Heiligendamm: Grüne klagen gegen G 8-Einsatz
Die Bundestagsfraktion will wegen der Militäreinsätze beim Gipfel vors Verfassungericht ziehen. Dazu hat sie jetzt ein Gutachten vorgestellt.
BERLIN taz Bundeswehrflugzeuge, Spähpanzer und mehr als 1.100 Soldaten waren während des G8-Gipfels in Heiligendamm im Einsatz. "Amtshilfe", nennt das die Bundesregierung. Die Soldaten hätten lediglich die Polizei unterstützt. "Verfassungswidrig", kontern die Grünen. Deren Bundestagsfraktion will bis Anfang November vor dem Bundesverfassungsgericht gegen den Einsatz der Bundeswehr in Heiligendamm einreichen.
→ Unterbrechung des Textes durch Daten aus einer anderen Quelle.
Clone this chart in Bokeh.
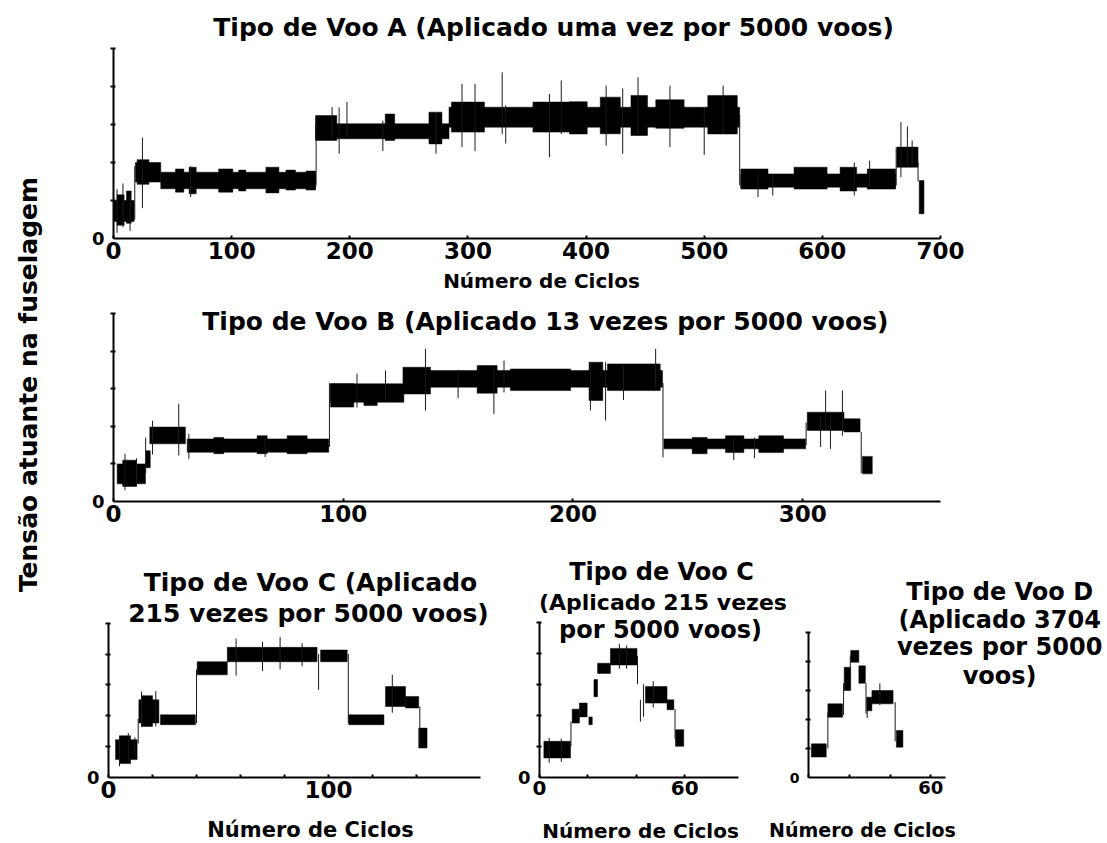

Die Grünen-Fraktion hatte nach dem Treffen der acht größten Industrienationen im Juni ein Gutachten in Auftrag gegeben. Zwei Rechtswissenschaftler der Universität Frankfurt am Main sollten untersuchen, ob der Einsatz der Bundeswehr mit dem Grundgesetz vereinbar ist. Die Juristen Günter Frankenberg und Andreas Fischer-Lescano kamen zu einem klaren Ergebnis: "Das war keine Amtshilfe, das war ein Einsatz, ein klarer Bruch der Verfassung durch die Bundesregierung", sagte Frankenberg am Freitag. Für die Sicherheit im Innern sei die Polizei zuständig. Über Einsätze der Bundeswehr müsse der Bundestag befragt werden. Wurde er aber nicht.
Mit dem Einsatz von Tornadod, Panzern und bewaffneten Feldjäger sei die Grenze der "Amtshilfe" deutlich überschritten, sind die Rechtsexperten überzeugt. Verfassungsrechtlich in Ordnung gehe der Einsatz von Bundeswehrsantitätern oder logistische Unterstützung.
"In Heiligendamm aber gab es Eingriffe in die Grundrechte", sagte Frankenberg. Die Luftaufnahmen, die die Aufklärungsflugzeuge machten, hätten die informationelle Selbstbestimmung der fotografierten Personen verletzt. Der Grünen-Abgeordnete Hans-Christian Ströbele sagte: "Zwei Fotos zeigen, dass es um Personenerkennung ging."
Nach Ansicht Frankenbergs hat die starke Präsenz der Sicherheitskräfte die Demonstrationsfreiheit der G8-Gegner beschnitten. "Die Öffentlichkeit wurde vom eigentlichen Thema der Demonstration abgelenkt." Medien hätten mehr über das Polizeiaufgebot berichtet als über die Forderungen der Demonstranten. "Wenn schon darüber berichtet wird, überlegt sich mancher, doch nicht zur Demonstration zu gehen, weil das gefährlich werden könnte." Die Protestierer hätten auch nichts vom Tiefflieger-Einsatz gewusst. Selbst die Armee warne bei Manövern Soldaten am Boden vor Tieffliegern. Sogar Angriffe sollen über einem Camp simuliert worden sein, ergänzte Ströbele. Die Bundesregierung bestreitet das.
Mit der Klage wollen die Grünen die "schleichende Verfassungserosion" aufhalten. "Nicht weitergekommen sind wir leider bei der Frage, was genau die Polizei während des Gipfels getan hat", sagte Ströbele. Für den Grünen-Politiker ist es unbegreiflich, warum der Landtag von Mecklenburg-Vorpommern noch keinen Untersuchungsausschuss dazu einberufen hat. Er sei zuständig, da die Polizei Ländersache sei. "In Heiligendamm waren Zivilbeamte im Einsatz", sagte Ströbele. "Was haben die dort gemacht? Haben sie die Demonstranten provoziert? Am Ende gar zum Steinewerfen aufgefordert?"